Now I understand that a movie called American Sniper, focused on the life of Chris Kyle, does not need to delve into the lives of everyone around him, but at the same time, the narrow focus of the film keeps it from engaging in any deeper discussions of what is going on with either Kyle or in the war itself. That last point in mind, I would not expect an Eastwood film to make any kind of out and out statement about what is going on, but to the more important point, Kyle’s state of mind, we really do not get much of it, which is why the most effective and involving scenes in the film are not the tension-filled scenarios that put various individuals in Kyle’s crosshairs, but the ones of him back in the U.S. Two scenes easily stand out. One has been featured in the trailers for this film, as Kyle is in a bar on the phone with his wife (played by a terrific Sienna Miller, working very well in an underwritten role) and Cooper is given just enough time show what is going on with him. The other involves a very uncomfortable Chris Kyle being very positively addressed by a man he saved in combat. I could delve more into how great Cooper truly is in this film, which includes his physical transformation, but those scenes speak for themselves.
Getting back to another point about Eastwood and how choosing to make this film seems rather interesting, I really wish more could come from him, beyond just an expectedly efficiently made film.
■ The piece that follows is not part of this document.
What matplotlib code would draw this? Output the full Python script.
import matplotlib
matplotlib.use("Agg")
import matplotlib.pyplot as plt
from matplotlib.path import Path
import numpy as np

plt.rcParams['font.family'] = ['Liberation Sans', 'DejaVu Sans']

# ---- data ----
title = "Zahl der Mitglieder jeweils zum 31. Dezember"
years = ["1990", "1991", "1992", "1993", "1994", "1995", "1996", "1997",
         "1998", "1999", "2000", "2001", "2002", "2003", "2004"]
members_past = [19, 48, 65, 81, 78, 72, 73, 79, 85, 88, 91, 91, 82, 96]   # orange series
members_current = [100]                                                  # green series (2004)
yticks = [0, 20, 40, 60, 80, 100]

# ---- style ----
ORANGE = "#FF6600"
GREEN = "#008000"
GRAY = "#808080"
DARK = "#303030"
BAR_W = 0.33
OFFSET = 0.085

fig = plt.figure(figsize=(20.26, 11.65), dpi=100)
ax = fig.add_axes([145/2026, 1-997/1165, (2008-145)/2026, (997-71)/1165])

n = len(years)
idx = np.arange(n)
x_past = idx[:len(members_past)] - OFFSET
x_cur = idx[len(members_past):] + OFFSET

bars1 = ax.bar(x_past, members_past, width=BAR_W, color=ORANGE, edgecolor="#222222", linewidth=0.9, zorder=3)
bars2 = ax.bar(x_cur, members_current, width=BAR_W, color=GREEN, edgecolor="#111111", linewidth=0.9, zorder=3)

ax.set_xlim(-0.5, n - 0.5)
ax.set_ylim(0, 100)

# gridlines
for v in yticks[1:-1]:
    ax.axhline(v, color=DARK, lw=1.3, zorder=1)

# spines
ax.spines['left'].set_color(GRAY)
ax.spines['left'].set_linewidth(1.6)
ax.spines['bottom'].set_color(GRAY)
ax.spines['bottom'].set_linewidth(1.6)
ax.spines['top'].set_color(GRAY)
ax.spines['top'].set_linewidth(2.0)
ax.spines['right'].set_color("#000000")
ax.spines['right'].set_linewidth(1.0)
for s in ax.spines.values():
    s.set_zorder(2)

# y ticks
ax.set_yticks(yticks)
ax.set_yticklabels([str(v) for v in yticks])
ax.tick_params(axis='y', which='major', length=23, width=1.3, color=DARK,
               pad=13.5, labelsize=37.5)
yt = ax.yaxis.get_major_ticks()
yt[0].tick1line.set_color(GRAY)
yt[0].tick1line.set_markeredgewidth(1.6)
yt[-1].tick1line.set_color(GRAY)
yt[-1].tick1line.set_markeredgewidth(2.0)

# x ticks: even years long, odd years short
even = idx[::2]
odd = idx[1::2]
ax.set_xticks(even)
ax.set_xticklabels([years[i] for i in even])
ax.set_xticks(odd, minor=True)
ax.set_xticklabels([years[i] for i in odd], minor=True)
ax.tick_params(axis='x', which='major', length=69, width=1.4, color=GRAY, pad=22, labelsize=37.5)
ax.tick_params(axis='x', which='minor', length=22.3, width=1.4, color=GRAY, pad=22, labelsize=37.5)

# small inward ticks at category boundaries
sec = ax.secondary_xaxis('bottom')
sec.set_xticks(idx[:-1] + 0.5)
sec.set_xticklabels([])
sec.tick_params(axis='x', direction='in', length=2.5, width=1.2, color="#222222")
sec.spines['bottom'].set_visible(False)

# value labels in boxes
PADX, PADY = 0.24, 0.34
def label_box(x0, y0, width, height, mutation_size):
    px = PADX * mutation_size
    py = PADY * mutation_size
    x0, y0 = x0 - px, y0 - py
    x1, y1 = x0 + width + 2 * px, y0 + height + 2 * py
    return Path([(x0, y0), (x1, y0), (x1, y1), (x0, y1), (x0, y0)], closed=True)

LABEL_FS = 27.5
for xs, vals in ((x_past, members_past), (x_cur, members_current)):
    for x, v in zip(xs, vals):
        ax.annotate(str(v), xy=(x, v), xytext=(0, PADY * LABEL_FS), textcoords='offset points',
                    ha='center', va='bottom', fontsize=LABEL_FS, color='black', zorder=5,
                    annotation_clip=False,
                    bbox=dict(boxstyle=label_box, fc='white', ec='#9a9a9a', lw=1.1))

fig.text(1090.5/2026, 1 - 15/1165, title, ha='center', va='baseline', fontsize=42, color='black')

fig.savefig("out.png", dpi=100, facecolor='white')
At 84 years of age, with over 30 films under his belt, one may not expect to see much ambition from the Man with No Name at this point, but at the same time, Sniper could have been an interesting look at what it means to be the kind of ‘hero’ Kyle was touted as being and how that affects the psyche of a man attempting to live an ideal life, following his experiences in war. Back in 1992, Eastwood used Unforgiven as a fascinating look at how one responds to the years of being a ‘cool, gun-slinging bounty hunter’ with a meditative look at a man who had to deal with his past, all of which was buried under the guise of being the last great Clint Eastwood western. In American Sniper, following the many action sequences, we get scenes that feel more like padding than an actual look at the parts of Chris Kyle’s life that were just as challenging.
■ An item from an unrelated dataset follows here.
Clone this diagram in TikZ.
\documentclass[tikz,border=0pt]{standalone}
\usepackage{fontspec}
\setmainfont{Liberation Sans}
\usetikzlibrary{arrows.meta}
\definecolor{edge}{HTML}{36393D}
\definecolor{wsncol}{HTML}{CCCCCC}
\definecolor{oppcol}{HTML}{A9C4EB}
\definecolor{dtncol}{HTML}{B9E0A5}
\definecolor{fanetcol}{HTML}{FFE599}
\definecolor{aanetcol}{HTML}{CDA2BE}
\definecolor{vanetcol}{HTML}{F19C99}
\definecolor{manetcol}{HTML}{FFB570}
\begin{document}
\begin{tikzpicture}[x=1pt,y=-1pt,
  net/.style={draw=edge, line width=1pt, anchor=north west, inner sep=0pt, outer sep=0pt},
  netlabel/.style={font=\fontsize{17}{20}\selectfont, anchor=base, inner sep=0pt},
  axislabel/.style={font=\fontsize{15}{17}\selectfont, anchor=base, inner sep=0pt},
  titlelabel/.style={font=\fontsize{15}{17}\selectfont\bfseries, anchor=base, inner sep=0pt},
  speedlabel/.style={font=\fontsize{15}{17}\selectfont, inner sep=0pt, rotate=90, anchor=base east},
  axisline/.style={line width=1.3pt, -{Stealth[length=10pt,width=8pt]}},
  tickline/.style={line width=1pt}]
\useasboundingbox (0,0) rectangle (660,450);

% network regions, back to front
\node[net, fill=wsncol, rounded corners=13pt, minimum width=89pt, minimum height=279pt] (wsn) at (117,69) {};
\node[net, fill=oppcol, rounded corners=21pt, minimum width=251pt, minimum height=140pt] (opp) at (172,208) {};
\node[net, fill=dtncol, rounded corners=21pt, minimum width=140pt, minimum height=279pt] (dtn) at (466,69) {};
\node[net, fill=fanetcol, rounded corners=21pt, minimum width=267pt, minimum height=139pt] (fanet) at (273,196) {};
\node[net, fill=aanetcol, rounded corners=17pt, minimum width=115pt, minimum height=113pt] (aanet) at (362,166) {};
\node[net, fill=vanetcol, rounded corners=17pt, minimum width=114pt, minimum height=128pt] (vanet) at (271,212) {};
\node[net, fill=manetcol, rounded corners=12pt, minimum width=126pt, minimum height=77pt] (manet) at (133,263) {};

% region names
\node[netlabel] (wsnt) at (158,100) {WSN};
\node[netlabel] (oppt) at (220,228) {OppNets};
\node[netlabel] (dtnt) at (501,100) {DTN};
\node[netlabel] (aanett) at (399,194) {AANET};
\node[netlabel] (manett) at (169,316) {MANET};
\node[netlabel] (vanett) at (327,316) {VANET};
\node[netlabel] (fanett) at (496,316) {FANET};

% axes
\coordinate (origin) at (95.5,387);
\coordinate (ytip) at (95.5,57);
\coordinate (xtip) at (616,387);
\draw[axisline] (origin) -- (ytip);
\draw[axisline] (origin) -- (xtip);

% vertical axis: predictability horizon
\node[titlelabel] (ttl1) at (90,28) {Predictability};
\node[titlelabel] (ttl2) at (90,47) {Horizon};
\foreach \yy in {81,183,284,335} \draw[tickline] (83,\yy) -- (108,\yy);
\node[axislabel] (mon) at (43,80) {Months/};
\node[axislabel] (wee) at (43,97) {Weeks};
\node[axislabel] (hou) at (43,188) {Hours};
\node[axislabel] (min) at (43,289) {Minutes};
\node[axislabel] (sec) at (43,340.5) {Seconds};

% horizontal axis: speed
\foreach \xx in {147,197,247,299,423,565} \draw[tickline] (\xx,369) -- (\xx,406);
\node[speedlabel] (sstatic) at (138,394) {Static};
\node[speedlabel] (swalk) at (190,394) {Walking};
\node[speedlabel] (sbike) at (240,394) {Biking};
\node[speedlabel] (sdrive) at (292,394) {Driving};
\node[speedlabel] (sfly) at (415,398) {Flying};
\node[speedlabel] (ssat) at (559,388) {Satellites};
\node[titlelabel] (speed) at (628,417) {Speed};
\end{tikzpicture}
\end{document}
I am at least happy to be able to find such an interesting aspect involving the relation of this film with Eastwood in a film that seems to only want to address its deeper themes on a superficial level, but at the same time the visceral nature of seeing the experiences of Chris Kyle is hampered by a lack of more substance. That in mind, Bradley Cooper truly delivers here and the film is rarely uninteresting to watch. It has the personality of a Clint Eastwood film and regardless of what it could have done, what it does do is keep the romanticism to a minimum. Honestly, I think the words ‘glorification’ and ‘jingoistic’ get thrown around too loosely these days and while I would not go that far, there is only so much to glean from a movie featuring a character that accomplishes a lot, but also refuses to talk about it.
Marc Lee: You got some kind of savior complex?
Chris Kyle: No. I just want to get the bad guys, but if I can’t see them I can’t shoot them.